En su compasión, nuestro Padre abarca toda nuestra realidad. Como Creador nos ha concedido una maravillosa existencia como seres humanos, que debemos vivir plenamente en su gracia. Él siempre nos invita a recibirlo todo de su mano, para que podamos llevar una vida que corresponda a nuestra vocación. Nuestro Padre ha pensado en nosotros desde toda la eternidad, y cuando llegó el momento de llamarnos a la existencia pronunció por amor su “hágase” creador. Si estuviésemos más conscientes de ello, moraría siempre en nuestro corazón aquella paz que Dios da.
Sin embargo, el Padre también se apiada de nuestras debilidades. Él conoce bien nuestros límites e imperfecciones, las cargas que tenemos que llevar, nuestras malas inclinaciones y pecados.
Por eso, nos ha abierto el acceso para que, después de haber fallado, podamos retornar una y otra vez a la plenitud del amor: “Venid a mí todos los fatigados y agobiados, y yo os aliviaré” –nos dice Jesús(Mt 11,28). Él quiere dar descanso a nuestras almas.
En el Mensaje a la Madre Eugenia, el Padre nos dice:
“¡Ciertamente puedo comprender bien la debilidad de Mis hijos!

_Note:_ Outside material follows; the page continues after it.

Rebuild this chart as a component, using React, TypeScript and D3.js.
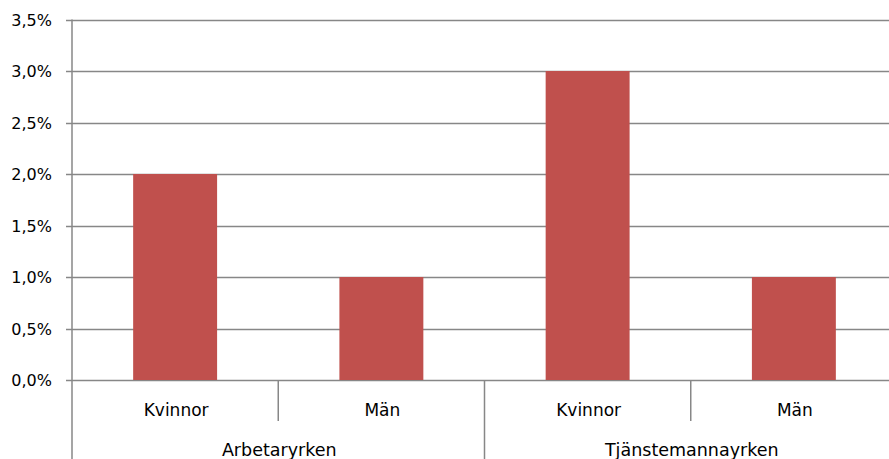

Por eso le pedí a Mi Hijo que les concediese los medios para levantarse después de sus caídas. Estos medios les ayudarán a purificarse de sus pecados, para que vuelvan a ser los hijos de Mi amor. Estos medios son principalmente los siete sacramentos, y, sobre todo, el gran medio para salvaros, a pesar de vuestras caídas, es el Crucifijo. Es la Sangre de Mi Hijo, que a cada instante se derrama sobre vosotros, ya sea a través del sacramento de la penitencia o en el Santo Sacrificio de la Misa, siempre y cuando vosotros queráis recibirlo.”